May 3rd – U.S. Federal Reserve increased its federal funds rate by 25 basis points. Predictions that the Fed would not raise rates were proved wrong, but the meeting minutes of the Federal Open Market Committee indicated that the decision was not unanimous. Equities dipped temporarily on recession fears. https://www.federalreserve.gov/monetarypolicy/fomcpresconf20230503.htm
May 5th – Equities recovered quickly from the Fed’s rate increase when Canadian and U.S. jobs data was released. Employment rose by 41,000 and 253,000 in April respectively, and unemployment remained unchanged in both countries at 5.0% and 3.4%. The strength of the jobs market showed that a recession was not immediately on the horizon. https://www150.statcan.gc.ca/n1/daily-quotidien/230505/dq230505a-eng.htm?HPA=1&indid=3587-2&indgeo=0 https://www.bls.gov/news.release/empsit.nr0.htm
May 10th – Inflation has not responded to interest rate increases as much as needed, but has not grown much worse, and had markets holding steady. Inflation news was neutral, and it was not apparent if the U.S. central bank, the Federal Reserve, would stop interest rate rises.
U.S. consumer inflation rose 0.4% in April and 4.9% on a year-over-year basis. Shelter was the largest contributor to the monthly increase, followed by vehicle and gasoline prices. https://www.bls.gov/news.release/cpi.nr0.htm
May 16th – Canadian inflation rose more in April at 0.7% for the month and 4.4% for the year. https://www150.statcan.gc.ca/n1/daily-quotidien/230516/dq230516a-eng.htm?HPA=1&indid=3665-1&indgeo=0
U.S. debt ceiling arguments and negotiations continued throughout the month and became increasingly concerning for markets during the second-half as the deadline to avert a crisis approached. Over the last weekend of May, a deal was agreed by Biden and McCarthy. Over the next three days of May the legislation, The Fiscal Responsibility Act, was debated and passed in the House. It is being fast-tracked through the Senate. The goal is to enact this new law before the deadline of June 5th set by Treasury Secretary Yellen when U.S. government debt obligations would go unmet. https://www.cnbc.com/2023/06/01/debt-ceiling-bill-updates.html
During the first half-day of trading since the House passed the debt bill equity indexes rose ½ to 1% indicating that an important hurdle had been cleared.

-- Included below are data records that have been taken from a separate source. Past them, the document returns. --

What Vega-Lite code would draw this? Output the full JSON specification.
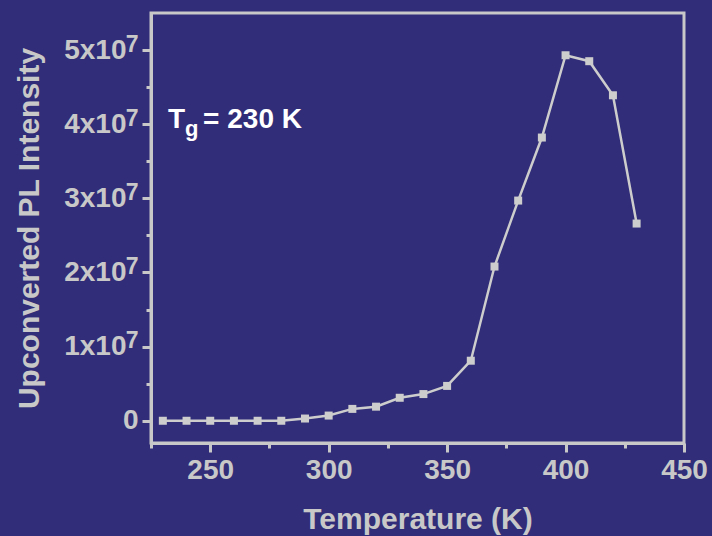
{
  "$schema": "https://vega.github.io/schema/vega-lite/v6.json",
  "width": 533,
  "height": 430,
  "autosize": {"type": "none"},
  "padding": {"left": 151, "top": 13, "right": 28, "bottom": 93},
  "background": "#312d78",
  "config": {
    "view": {"stroke": "#c8c8c8", "strokeWidth": 3},
    "font": "Liberation Sans",
    "axis": {
      "grid": false,
      "domainColor": "#c8c8c8",
      "domainWidth": 3,
      "tickColor": "#c8c8c8",
      "tickWidth": 3,
      "labelColor": "#c8c8c8",
      "labelFont": "Liberation Sans",
      "labelFontWeight": "bold",
      "labelFontSize": 28,
      "titleColor": "#c8c8c8",
      "titleFont": "Liberation Sans",
      "titleFontWeight": "bold",
      "titleFontSize": 30
    }
  },
  "data": {
    "values": [
      {"T": 230, "I": 0},
      {"T": 240, "I": 0},
      {"T": 250, "I": 0},
      {"T": 260, "I": 0},
      {"T": 270, "I": 0},
      {"T": 280, "I": 0},
      {"T": 290, "I": 300000},
      {"T": 300, "I": 700000},
      {"T": 310, "I": 1600000},
      {"T": 320, "I": 1900000},
      {"T": 330, "I": 3100000},
      {"T": 340, "I": 3600000},
      {"T": 350, "I": 4700000},
      {"T": 360, "I": 8100000},
      {"T": 370, "I": 20800000},
      {"T": 380, "I": 29700000},
      {"T": 390, "I": 38200000},
      {"T": 400, "I": 49300000},
      {"T": 410, "I": 48500000},
      {"T": 420, "I": 43900000},
      {"T": 430, "I": 26600000}
    ]
  },
  "resolve": {"axis": {"y": "independent"}},
  "layer": [
    {
      "mark": {"type": "line", "color": "#cdcdcd", "strokeWidth": 2.5},
      "encoding": {
        "x": {
          "field": "T", "type": "quantitative",
          "scale": {"domain": [225, 450], "nice": false, "zero": false},
          "axis": {
            "title": "Temperature (K)",
            "values": [225, 250, 275, 300, 325, 350, 375, 400, 425, 450],
            "labelExpr": "datum.value % 50 == 0 ? datum.label : ''",
            "tickSize": {"condition": {"test": "datum.value % 50 == 0", "value": 9}, "value": 5},
            "labelPadding": 4,
            "titlePadding": 20,
            "labelFlush": false,
            "labelOverlap": false
          }
        },
        "y": {
          "field": "I", "type": "quantitative",
          "scale": {"domain": [-3000000, 55000000], "nice": false, "zero": false},
          "axis": {
            "orient": "left",
            "title": "Upconverted PL Intensity",
            "values": [0, 5000000, 10000000, 15000000, 20000000, 25000000, 30000000, 35000000, 40000000, 45000000, 50000000],
            "labelExpr": "datum.value != 0 && datum.value % 10000000 == 0 ? format(datum.value / 10000000, 'd') + 'x10' : ''",
            "tickSize": {"condition": {"test": "datum.value % 10000000 == 0", "value": 9}, "value": 5},
            "labelPadding": 16,
            "titlePadding": 19,
            "labelFlush": false,
            "labelOverlap": false
          }
        }
      }
    },
    {
      "mark": {"type": "point", "shape": "square", "filled": true, "size": 64, "color": "#cdcdcd", "opacity": 1},
      "encoding": {
        "x": {"field": "T", "type": "quantitative"},
        "y": {
          "field": "I", "type": "quantitative",
          "axis": {
            "orient": "left",
            "title": null,
            "domain": false,
            "ticks": false,
            "values": [0, 10000000, 20000000, 30000000, 40000000, 50000000],
            "labelExpr": "datum.value == 0 ? '0' : '7'",
            "labelFontSize": {"condition": {"test": "datum.value == 0", "value": 28}, "value": 23},
            "labelOffset": {"condition": {"test": "datum.value == 0", "value": 0}, "value": -6},
            "labelPadding": 13,
            "labelFlush": false,
            "labelOverlap": false
          }
        }
      }
    },
    {
      "data": {"values": [{}]},
      "mark": {"type": "text", "text": "T", "color": "white", "fontSize": 28, "fontWeight": "bold", "align": "left", "baseline": "alphabetic", "font": "Liberation Sans"},
      "encoding": {"x": {"datum": 232.2}, "y": {"datum": 39500000, "axis": null}}
    },
    {
      "data": {"values": [{}]},
      "mark": {"type": "text", "text": "g", "color": "white", "fontSize": 22, "fontWeight": "bold", "align": "left", "baseline": "alphabetic", "font": "Liberation Sans"},
      "encoding": {"x": {"datum": 239.3}, "y": {"datum": 38400000, "axis": null}}
    },
    {
      "data": {"values": [{}]},
      "mark": {"type": "text", "text": "= 230 K", "color": "white", "fontSize": 28, "fontWeight": "bold", "align": "left", "baseline": "alphabetic", "font": "Liberation Sans"},
      "encoding": {"x": {"datum": 247}, "y": {"datum": 39500000, "axis": null}}
    }
  ]
}
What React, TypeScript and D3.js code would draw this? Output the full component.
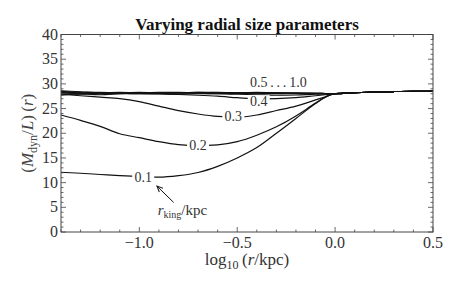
import React, { useRef, useEffect } from 'react';
import * as d3 from 'd3';

// log10(r/kpc) sample points
const xs = [-1.4, -1.3, -1.2, -1.1, -1.0, -0.9, -0.8, -0.7, -0.6, -0.5, -0.4, -0.3, -0.2, -0.1, -0.05, 0.0, 0.1, 0.2, 0.3, 0.4, 0.5];

// (M_dyn/L)(r) for each r_king
const m01 = [12.1, 11.9, 11.65, 11.4, 11.2, 11.1, 11.4, 12.05, 13.3, 15.0, 17.1, 20.0, 23.0, 26.0, 27.3, 28.0, 28.2, 28.35, 28.45, 28.5, 28.5];
const m02 = [23.7, 22.6, 21.4, 19.9, 19.1, 18.3, 17.7, 17.5, 17.65, 18.3, 19.6, 21.3, 23.5, 26.1, 27.3, 28.0, 28.2, 28.35, 28.45, 28.5, 28.5];
const m03 = [27.9, 27.6, 27.3, 27.0, 26.4, 25.5, 24.6, 23.9, 23.4, 23.25, 23.7, 24.6, 25.5, 26.75, 27.4, 28.0, 28.2, 28.35, 28.45, 28.5, 28.5];
const m04 = [28.2, 28.0, 28.0, 28.0, 28.0, 27.95, 27.85, 27.7, 27.5, 27.2, 26.95, 27.0, 27.2, 27.6, 27.8, 28.0, 28.2, 28.35, 28.45, 28.5, 28.5];
const m05 = [28.4, 28.1, 27.8, 28.0, 28.1, 28.0, 27.9, 28.0, 28.0, 27.9, 27.8, 27.7, 27.75, 27.9, 27.95, 28.0, 28.2, 28.35, 28.45, 28.5, 28.5];
const m06 = [27.7, 28.0, 28.2, 28.1, 28.0, 28.1, 28.2, 28.1, 28.0, 28.05, 28.1, 28.05, 28.0, 28.0, 28.0, 28.0, 28.2, 28.35, 28.45, 28.5, 28.5];
const m07 = [28.6, 28.4, 28.2, 28.3, 28.2, 28.1, 28.2, 28.3, 28.2, 28.1, 28.2, 28.2, 28.1, 28.1, 28.05, 28.0, 28.2, 28.35, 28.45, 28.5, 28.5];
const m08 = [28.0, 27.9, 28.1, 28.2, 28.3, 28.2, 28.1, 28.2, 28.3, 28.2, 28.1, 28.0, 28.1, 28.05, 28.0, 28.0, 28.2, 28.35, 28.45, 28.5, 28.5];
const m09 = [28.3, 28.2, 28.0, 28.1, 28.2, 28.3, 28.3, 28.2, 28.1, 28.2, 28.3, 28.2, 28.2, 28.1, 28.05, 28.0, 28.2, 28.35, 28.45, 28.5, 28.5];
const m10 = [28.5, 28.3, 28.3, 28.2, 28.1, 28.2, 28.2, 28.3, 28.25, 28.2, 28.2, 28.15, 28.1, 28.1, 28.05, 28.0, 28.2, 28.35, 28.45, 28.5, 28.5];

const series = [m01, m02, m03, m04, m05, m06, m07, m08, m09, m10];

// inline curve labels (text, x, y in data units)
const labelTexts = ['0.1', '0.2', '0.3', '0.4'];
const labelX = [-0.98, -0.70, -0.52, -0.39];
const labelY = [11.1, 17.5, 23.3, 26.5];

const xTicks = [-1.0, -0.5, 0.0, 0.5];
const yTicks = [0, 5, 10, 15, 20, 25, 30, 35, 40];

const FONT = "'Liberation Serif', 'DejaVu Serif', serif";

const App = () => {
  const ref = useRef<SVGSVGElement | null>(null);

  useEffect(() => {
    const width = 463;
    const height = 290;
    const m = { left: 61, right: 30, top: 34.5, bottom: 58 };
    const svg = d3.select(ref.current);
    svg.selectAll('*').remove();

    const x = d3.scaleLinear().domain([-1.4, 0.5]).range([m.left, width - m.right]);
    const y = d3.scaleLinear().domain([0, 40]).range([height - m.bottom, m.top]);
    const x0 = m.left, x1 = width - m.right, y0 = height - m.bottom, y1 = m.top;

    const line = d3.line<number>()
      .x((_, i) => x(xs[i]))
      .y(d => y(d))
      .curve(d3.curveMonotoneX);

    // curves
    svg.append('g')
      .selectAll('path')
      .data(series)
      .enter().append('path')
      .attr('d', d => line(d))
      .attr('fill', 'none')
      .attr('stroke', '#111')
      .attr('stroke-width', 1.2);

    // inline labels with white backing
    const lab = svg.append('g');
    labelTexts.forEach((t, i) => {
      const cx = x(labelX[i]);
      const cy = y(labelY[i]);
      lab.append('rect')
        .attr('x', cx - 11).attr('y', cy - 6)
        .attr('width', 22).attr('height', 12)
        .attr('fill', 'white');
      lab.append('text')
        .attr('x', cx).attr('y', cy + 4.5)
        .attr('text-anchor', 'middle')
        .style('font-family', FONT)
        .style('font-size', '14px')
        .attr('fill', '#333')
        .text(t);
    });
    svg.append('text')
      .attr('x', x(-0.29)).attr('y', y(29.4))
      .attr('text-anchor', 'middle')
      .style('font-family', FONT)
      .style('font-size', '14px')
      .attr('fill', '#333')
      .text('0.5\u2009.\u2009.\u2009.\u20091.0');

    // frame
    svg.append('rect')
      .attr('x', x0).attr('y', y1)
      .attr('width', x1 - x0).attr('height', y0 - y1)
      .attr('fill', 'none')
      .attr('stroke', '#444')
      .attr('stroke-width', 1);

    // ticks
    const tg = svg.append('g').attr('stroke', '#444').attr('stroke-width', 0.8);
    d3.range(-14, 6).map(v => v / 10).forEach(v => {
      const major = Math.abs(v * 2 - Math.round(v * 2)) < 1e-6;
      const len = major ? 5 : 2.5;
      tg.append('line').attr('x1', x(v)).attr('x2', x(v)).attr('y1', y0).attr('y2', y0 - len);
      tg.append('line').attr('x1', x(v)).attr('x2', x(v)).attr('y1', y1).attr('y2', y1 + len);
    });
    d3.range(0, 41).forEach(v => {
      const len = v % 5 === 0 ? 5 : 2.5;
      tg.append('line').attr('y1', y(v)).attr('y2', y(v)).attr('x1', x0).attr('x2', x0 + len);
      tg.append('line').attr('y1', y(v)).attr('y2', y(v)).attr('x1', x1).attr('x2', x1 - len);
    });

    // tick labels
    svg.append('g').selectAll('text')
      .data(xTicks).enter().append('text')
      .attr('x', d => x(d)).attr('y', y0 + 16)
      .attr('text-anchor', 'middle')
      .style('font-family', FONT).style('font-size', '16px').attr('fill', '#333')
      .text(d => d3.format('.1f')(d).replace('-', '\u2212\u200a'));
    svg.append('g').selectAll('text')
      .data(yTicks).enter().append('text')
      .attr('x', x0 - 3).attr('y', d => y(d) + 5)
      .attr('text-anchor', 'end')
      .style('font-family', FONT).style('font-size', '16px').attr('fill', '#333')
      .text(d => d);

    // title
    svg.append('text')
      .attr('x', (x0 + x1) / 2).attr('y', 29.5)
      .attr('text-anchor', 'middle')
      .style('font-family', FONT).style('font-size', '17px').style('font-weight', 'bold')
      .attr('fill', '#111')
      .text('Varying radial size parameters');

    // x label
    const xl = svg.append('text')
      .attr('x', (x0 + x1) / 2).attr('y', 265)
      .attr('text-anchor', 'middle')
      .style('font-family', FONT).style('font-size', '17px').attr('fill', '#333');
    xl.append('tspan').text('log');
    xl.append('tspan').style('font-size', '12px').attr('dy', 4).text('10');
    xl.append('tspan').attr('dy', -4).text('\u2009(');
    xl.append('tspan').style('font-style', 'italic').text('r');
    xl.append('tspan').text('/kpc)');

    // y label
    const yl = svg.append('text')
      .attr('transform', `translate(33, ${(y0 + y1) / 2}) rotate(-90)`)
      .attr('text-anchor', 'middle')
      .style('font-family', FONT).style('font-size', '17px').attr('fill', '#444');
    yl.append('tspan').text('(');
    yl.append('tspan').style('font-style', 'italic').text('M');
    yl.append('tspan').style('font-size', '12px').attr('dy', 4).text('dyn');
    yl.append('tspan').attr('dy', -4).text('/');
    yl.append('tspan').style('font-style', 'italic').text('L');
    yl.append('tspan').text(')\u2009(');
    yl.append('tspan').style('font-style', 'italic').text('r');
    yl.append('tspan').text(')');

    // annotation
    const an = svg.append('text')
      .attr('x', x(-0.78)).attr('y', 215)
      .attr('text-anchor', 'middle')
      .style('font-family', FONT).style('font-size', '15px').attr('fill', '#333');
    an.append('tspan').style('font-style', 'italic').text('r');
    an.append('tspan').style('font-size', '10px').attr('dy', 3).text('king');
    an.append('tspan').attr('dy', -3).text('/kpc');

    svg.append('defs').append('marker')
      .attr('id', 'ah').attr('viewBox', '0 0 10 10')
      .attr('refX', 9).attr('refY', 5)
      .attr('markerWidth', 7).attr('markerHeight', 7)
      .attr('orient', 'auto')
      .append('path').attr('d', 'M0,1 L9,5 L0,9').attr('fill', 'none').attr('stroke', '#111').attr('stroke-width', 1.4);
    svg.append('line')
      .attr('x1', x(-0.825)).attr('y1', y(6.0))
      .attr('x2', x(-0.91)).attr('y2', y(9.3))
      .attr('stroke', '#111').attr('stroke-width', 1)
      .attr('marker-end', 'url(#ah)');
  }, []);

  return <svg ref={ref} width={463} height={290} style={{ display: 'block', position: 'absolute', left: 0, top: 0 }} />;
};

export default App;
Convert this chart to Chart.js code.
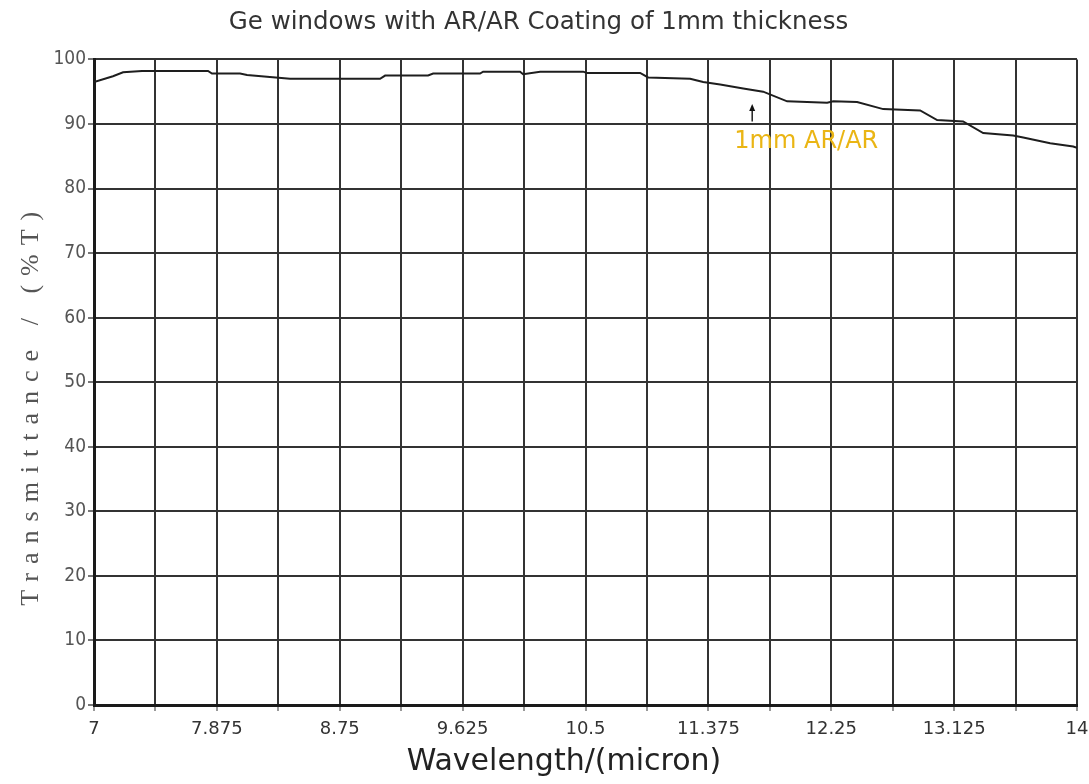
<!DOCTYPE html>
<html>
<head>
<meta charset="utf-8">
<script src="https://cdn.jsdelivr.net/npm/chart.js@4.4.0/dist/chart.umd.min.js"></script>
<style>
html,body{margin:0;padding:0;background:#fff;}
#wrap{width:1089px;height:784px;}
</style>
</head>
<body>
<div id="wrap"><canvas id="c" width="1089" height="784"></canvas></div>
<script>
// ---- data ----
const chartTitle = 'Ge windows with AR/AR Coating of 1mm thickness';
const xTitle = 'Wavelength/(micron)';
const yTitle = 'Transmittance / (%T)';
const seriesName = '1mm AR/AR';

const wavelength = [7.00, 7.135, 7.207, 7.342, 7.812, 7.840, 8.040, 8.090, 8.232, 8.396,
  9.037, 9.073, 9.379, 9.415, 9.749, 9.771, 10.034, 10.056, 10.177, 10.483,
  10.511, 10.889, 10.946, 11.245, 11.338, 11.459, 11.623, 11.765, 11.936, 12.221,
  12.264, 12.434, 12.620, 12.883, 13.004, 13.189, 13.332, 13.545, 13.617, 13.809,
  13.973, 14.00];
const transmittance = [96.5, 97.4, 98.0, 98.2, 98.2, 97.8, 97.8, 97.6, 97.3, 97.0,
  97.0, 97.5, 97.5, 97.8, 97.8, 98.1, 98.1, 97.7, 98.1, 98.1,
  97.9, 97.9, 97.2, 97.0, 96.5, 96.1, 95.5, 95.0, 93.5, 93.3,
  93.5, 93.4, 92.3, 92.1, 90.6, 90.4, 88.6, 88.2, 87.9, 87.0,
  86.5, 86.3];

const xTickLabels = ['7', '7.875', '8.75', '9.625', '10.5', '11.375', '12.25', '13.125', '14'];
const yTickValues = [0, 10, 20, 30, 40, 50, 60, 70, 80, 90, 100];

const annotationText = '1mm AR/AR';
const annotationAt = [11.56, 87.2];
const arrowStart = [11.687, 90.4];
const arrowEnd = [11.687, 93.1];

// ---- plugins ----
const axisTitlePlugin = {
  id: 'axisTitlePlugin',
  afterDraw(chart) {
    const ctx = chart.ctx;
    const ca = chart.chartArea;
    // y title
    ctx.save();
    ctx.font = '26px "Liberation Serif", "DejaVu Serif", serif';
    ctx.fillStyle = '#555';
    try { ctx.letterSpacing = '9px'; } catch (e) {}
    ctx.textAlign = 'center';
    ctx.textBaseline = 'middle';
    ctx.translate(31, (ca.top + ca.bottom) / 2 + 22);
    ctx.rotate(-Math.PI / 2);
    ctx.fillText(yTitle, 0, 0);
    ctx.restore();
    // x title
    ctx.save();
    ctx.font = '30px "DejaVu Sans", sans-serif';
    ctx.fillStyle = '#222';
    ctx.textAlign = 'center';
    ctx.textBaseline = 'middle';
    ctx.fillText(xTitle, 564, ca.bottom + 57);
    ctx.restore();
  }
};

const annotationPlugin = {
  id: 'annotationPlugin',
  afterDatasetsDraw(chart) {
    const ctx = chart.ctx;
    const xs = chart.scales.x, ys = chart.scales.y;
    ctx.save();
    const ax = xs.getPixelForValue(arrowStart[0]);
    const ay0 = ys.getPixelForValue(arrowStart[1]);
    const ay1 = ys.getPixelForValue(arrowEnd[1]);
    ctx.strokeStyle = '#111';
    ctx.fillStyle = '#111';
    ctx.lineWidth = 1.4;
    ctx.beginPath();
    ctx.moveTo(ax, ay0);
    ctx.lineTo(ax, ay1 + 4);
    ctx.stroke();
    ctx.beginPath();
    ctx.moveTo(ax, ay1);
    ctx.lineTo(ax - 3, ay1 + 7);
    ctx.lineTo(ax + 3, ay1 + 7);
    ctx.closePath();
    ctx.fill();
    ctx.font = '24px "DejaVu Sans", sans-serif';
    ctx.fillStyle = '#eab514';
    ctx.textAlign = 'left';
    ctx.textBaseline = 'middle';
    ctx.fillText(annotationText, xs.getPixelForValue(annotationAt[0]), ys.getPixelForValue(annotationAt[1]));
    ctx.restore();
  }
};

const points = wavelength.map((w, i) => ({ x: w, y: transmittance[i] }));

new Chart(document.getElementById('c').getContext('2d'), {
  type: 'line',
  data: {
    datasets: [{
      label: seriesName,
      data: points,
      borderColor: '#1e1e1e',
      borderWidth: 2,
      pointRadius: 0,
      tension: 0,
      fill: false
    }]
  },
  options: {
    responsive: false,
    animation: false,
    devicePixelRatio: 1,
    layout: { padding: { left: 0, right: 12, top: 0, bottom: 0 } },
    plugins: {
      legend: { display: false },
      tooltip: { enabled: false },
      title: {
        display: true,
        text: chartTitle,
        color: '#333',
        font: { family: '"DejaVu Sans", sans-serif', size: 24.5, weight: 'normal' },
        padding: { top: 8, bottom: 22 }
      }
    },
    scales: {
      x: {
        type: 'linear',
        min: 7,
        max: 14,
        afterFit(scale) { scale.height = 79; scale.paddingLeft = 0; scale.paddingRight = 0; },
        afterBuildTicks(scale) {
          const t = [];
          for (let i = 0; i < xTickLabels.length * 2 - 1; i++) t.push({ value: 7 + i * 0.4375 });
          scale.ticks = t;
        },
        ticks: {
          autoSkip: false,
          maxRotation: 0,
          padding: 8,
          color: '#333',
          font: { family: '"DejaVu Sans", sans-serif', size: 18 },
          callback(value, index) { return index % 2 === 0 ? xTickLabels[index / 2] : ''; }
        },
        grid: { color: '#333', lineWidth: 2, drawTicks: true, tickLength: 6, tickColor: '#999' },
        border: { color: '#1a1a1a', width: 3 },
        title: { display: false, text: xTitle }
      },
      y: {
        min: 0,
        max: 100,
        afterFit(scale) { scale.width = 94; },
        afterBuildTicks(scale) { scale.ticks = yTickValues.map(v => ({ value: v })); },
        ticks: {
          padding: 2,
          color: '#555',
          font: { family: '"Liberation Sans Narrow", "DejaVu Sans Condensed", "Liberation Sans", sans-serif', size: 19 }
        },
        grid: { color: '#333', lineWidth: 2, tickLength: 6, tickColor: '#777' },
        border: { color: '#1a1a1a', width: 3 },
        title: { display: false, text: yTitle }
      }
    }
  },
  plugins: [annotationPlugin, axisTitlePlugin]
});
</script>
</body>
</html>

What’s ahead for June and beyond in 2023?
Now that the U.S. debt ceiling crisis seems to have been avoided, pending passage in the U.S. Senate markets will return to their usual priorities, inflation, interest rates, economic growth, and the linkages between them.
Inflation has stopped growing but is remaining much higher than the 2% annual rate targeted by Canadian and American central banks. Further interest rate increases aimed at lowering demand, particularly consumer demand and consumer spending, increase the threat of a recession. Traditionally a recession was defined as two or more quarters of negative economic growth. The updated definition of recession is “a significant, widespread and prolonged downturn in economic activity.”
The goal for Fed Chair, Jerome Powell, and Bank of Canada Governor, Tiff Macklem, is to raise rates just high enough to curb inflation and not induce a recession. The next two opportunities to adjust interest rates are June 7th in Canada and June 14th in the U.S. Whether the interest rate pause continues in Canada or begins in the U.S. will provide insight to path of the economy, and markets, in the near term.